Ranco Capital JV Lands $115M for Manhattan Project

Loan proceeds will be used to complete the construction and stabilize occupancy.

Aerial shot of the multifamily development at 162 E. 36th St. in Manhattan, a 160-unit luxury project.
The luxury development will feature a rooftop lounge, fitness center and ground-floor retail space. Image courtesy of Ranco Capital

A joint venture between Ranco Capital and the Gilardian Family—owner of Gilar Group—has secured a $115 million refinancing loan for a 160-unit luxury multifamily project at 162 E. 36th St., in Manhattan.
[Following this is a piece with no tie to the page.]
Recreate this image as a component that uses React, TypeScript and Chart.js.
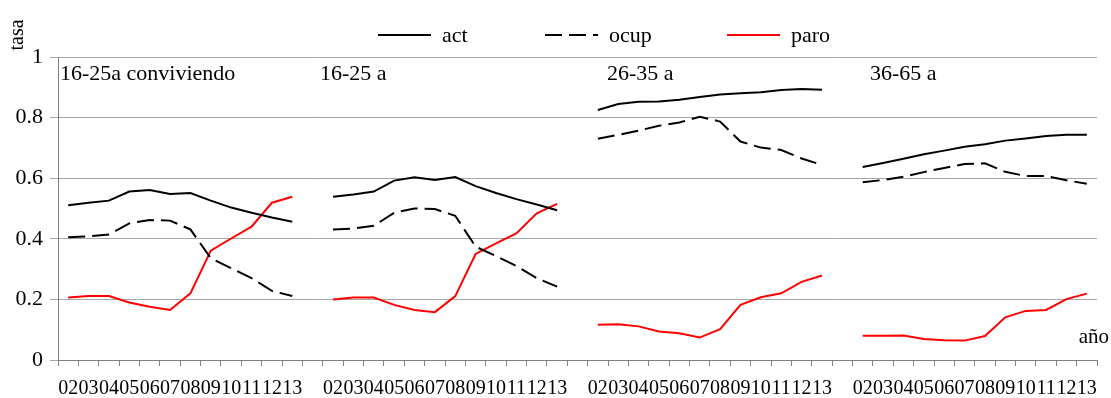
import React, { useEffect, useRef } from "react";
import { Chart, registerables } from "chart.js";

Chart.register(...registerables);

const FONT = '"Liberation Serif", "Times New Roman", serif';

const years = ["02", "03", "04", "05", "06", "07", "08", "09", "10", "11", "12", "13"];
const panelNames = ["16-25a conviviendo", "16-25 a", "26-35 a", "36-65 a"];
const yTicks = [0, 0.2, 0.4, 0.6, 0.8, 1];

// 16-25a conviviendo
const actConv = [0.511, 0.519, 0.526, 0.556, 0.561, 0.548, 0.551, 0.526, 0.503, 0.486, 0.47, 0.456];
const ocupConv = [0.405, 0.408, 0.414, 0.451, 0.462, 0.46, 0.431, 0.336, 0.303, 0.27, 0.228, 0.211];
const paroConv = [0.206, 0.211, 0.211, 0.19, 0.176, 0.165, 0.22, 0.361, 0.401, 0.44, 0.519, 0.539];

// 16-25 a
const act1625 = [0.539, 0.546, 0.556, 0.592, 0.603, 0.594, 0.604, 0.574, 0.551, 0.531, 0.513, 0.494];
const ocup1625 = [0.431, 0.434, 0.443, 0.486, 0.5, 0.498, 0.476, 0.374, 0.343, 0.31, 0.27, 0.242];
const paro1625 = [0.2, 0.206, 0.206, 0.182, 0.165, 0.158, 0.211, 0.35, 0.385, 0.418, 0.484, 0.515];

// 26-35 a
const act2635 = [0.825, 0.845, 0.852, 0.853, 0.859, 0.868, 0.876, 0.88, 0.884, 0.891, 0.894, 0.892];
const ocup2635 = [0.73, 0.743, 0.757, 0.773, 0.784, 0.803, 0.787, 0.721, 0.701, 0.693, 0.665, 0.644];
const paro2635 = [0.116, 0.118, 0.111, 0.094, 0.088, 0.074, 0.102, 0.182, 0.207, 0.22, 0.258, 0.279];

// 36-65 a
const act3665 = [0.637, 0.65, 0.664, 0.679, 0.691, 0.704, 0.712, 0.724, 0.731, 0.739, 0.743, 0.743];
const ocup3665 = [0.587, 0.594, 0.605, 0.62, 0.634, 0.647, 0.649, 0.621, 0.607, 0.607, 0.593, 0.582];
const paro3665 = [0.08, 0.08, 0.081, 0.069, 0.065, 0.064, 0.079, 0.141, 0.162, 0.165, 0.201, 0.219];

const seriesNames = ["act", "ocup", "paro"];

function joinPanels<T>(parts: T[][], gap: T): T[] {
  const out: T[] = [];
  parts.forEach((p, i) => {
    if (i > 0) out.push(gap);
    out.push(...p);
  });
  return out;
}

const labels = joinPanels([years, years, years, years], "");
const actAll = joinPanels<number | null>([actConv, act1625, act2635, act3665], null);
const ocupAll = joinPanels<number | null>([ocupConv, ocup1625, ocup2635, ocup3665], null);
const paroAll = joinPanels<number | null>([paroConv, paro1625, paro2635, paro3665], null);

const seriesStyles = [
  { color: "#000000", dash: [] as number[] },
  { color: "#000000", dash: [17, 7] },
  { color: "#ff0000", dash: [] as number[] },
];

const textPlugin = {
  id: "textPlugin",
  afterDraw(chart: any) {
    const ctx = chart.ctx as CanvasRenderingContext2D;
    ctx.save();
    ctx.fillStyle = "#000";
    ctx.font = `22px ${FONT}`;
    ctx.textBaseline = "middle";

    // panel labels
    const panelX = [60, 320, 607, 870];
    ctx.textAlign = "left";
    panelNames.forEach((n, i) => ctx.fillText(n, panelX[i], 74));

    // x axis title
    ctx.font = `21px ${FONT}`;
    ctx.textAlign = "right";
    ctx.fillText("año", 1109, 337);

    // y axis title
    ctx.save();
    ctx.font = `20px ${FONT}`;
    ctx.translate(18, 35);
    ctx.rotate(-Math.PI / 2);
    ctx.textAlign = "center";
    ctx.fillText("tasa", 0, 0);
    ctx.restore();

    // legend
    ctx.font = `22px ${FONT}`;
    const legendX = [378, 545, 727];
    ctx.lineWidth = 2;
    seriesNames.forEach((n, i) => {
      const st = seriesStyles[i];
      ctx.strokeStyle = st.color;
      ctx.setLineDash(st.dash);
      ctx.beginPath();
      ctx.moveTo(legendX[i], 35);
      ctx.lineTo(legendX[i] + 53, 35);
      ctx.stroke();
      ctx.setLineDash([]);
      ctx.textAlign = "left";
      ctx.fillText(n, legendX[i] + 64, 36);
    });
    ctx.restore();
  },
};

export default function App() {
  const ref = useRef<HTMLCanvasElement | null>(null);
  useEffect(() => {
    if (!ref.current) return;
    const data = [actAll, ocupAll, paroAll];
    const chart = new Chart(ref.current, {
      type: "line",
      data: {
        labels,
        datasets: seriesNames.map((n, i) => ({
          label: n,
          data: data[i],
          borderColor: seriesStyles[i].color,
          backgroundColor: seriesStyles[i].color,
          borderDash: seriesStyles[i].dash,
          borderWidth: 2,
          pointRadius: 0,
          tension: 0,
          spanGaps: false,
          fill: false,
        })),
      },
      options: {
        responsive: true,
        maintainAspectRatio: false,
        animation: false,
        layout: { padding: { top: 57, right: 14, left: 0, bottom: 0 } },
        plugins: {
          legend: { display: false },
          title: { display: false },
          tooltip: { enabled: false },
        },
        scales: {
          x: {
            type: "category",
            offset: true,
            grid: {
              offset: true,
              drawOnChartArea: false,
              drawTicks: true,
              tickLength: 6,
              color: "#808080",
            },
            border: { color: "#808080", width: 1 },
            ticks: {
              autoSkip: false,
              maxRotation: 0,
              minRotation: 0,
              padding: 11,
              color: "#000",
              font: { family: FONT, size: 20 },
            },
            afterFit(scale: any) {
              scale.height = 38;
            },
          },
          y: {
            min: 0,
            max: 1,
            afterBuildTicks(scale: any) {
              scale.ticks = yTicks.map((v) => ({ value: v }));
            },
            grid: {
              color: "#a6a6a6",
              drawTicks: true,
              tickLength: 8,
            },
            border: { color: "#808080", width: 1 },
            ticks: {
              padding: 7,
              color: "#000",
              font: { family: FONT, size: 22 },
              callback: (v: any) => String(Math.round(Number(v) * 10) / 10),
            },
            afterFit(scale: any) {
              scale.width = 58;
            },
          },
        },
      },
      plugins: [textPlugin],
    });
    return () => chart.destroy();
  }, []);
  return (
    <div style={{ position: "fixed", left: 0, top: 0, width: 1111, height: 398, background: "#fff" }}>
      <canvas ref={ref} />
    </div>
  );
}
Affinius Capital issued the note, in a transaction arranged by Galaxy Capital Partner Henry Bodek. The loan proceeds will be used to finalize the development and stabilize occupancy.

The upcoming 22-story tower will feature 87 studios, 46 one-bedroom units and 27 two-bedroom apartments, as well as 3,700 square feet of ground floor retail space. Shared amenities will include a rooftop lounge, a fitness center with sauna, a resident’s club, a pet spa, coworking spaces and rentable storage space.
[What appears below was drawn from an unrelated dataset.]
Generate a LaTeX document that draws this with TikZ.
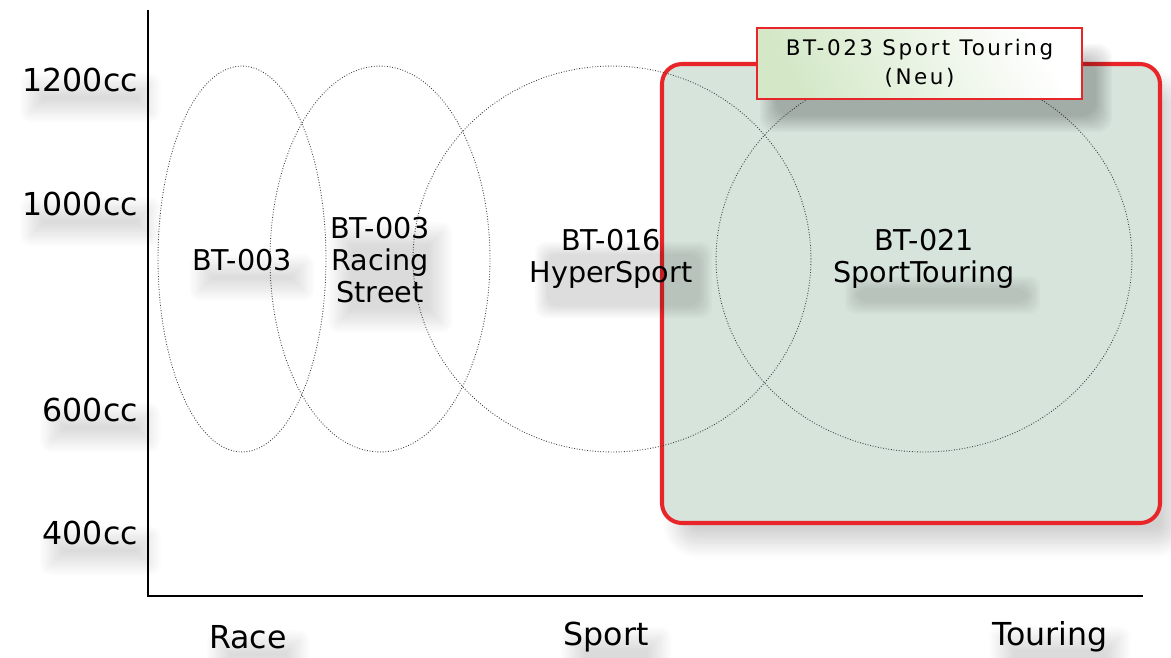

Developed in Manhattan’s Murray Hill neighborhood, the high-rise will stand at the corner of Third Avenue and East 36th Street, three blocks east of the Empire State Building. Grand Central Terminal is half a mile north.

Manhattan pipeline lags behind

In the first 11 months of 2025, developers completed 2,678 multifamily units across Manhattan, accounting for 0.8 percent of existing stock, according to a recent Yardi Matrix report. The figure was 200 basis points below the national average and 424 units less than the amount of residences completed during the same time frame in 2024.

As for new multifamily construction, the borough had 13,234 apartments underway through November and another 45,000 units in the planning and permitting stages. Construction starts in the first 11 months of 2025 amassed to 6,468 residences across 16 projects, marking a significant increase from the 4,848 units across 19 developments that broke ground in 2024.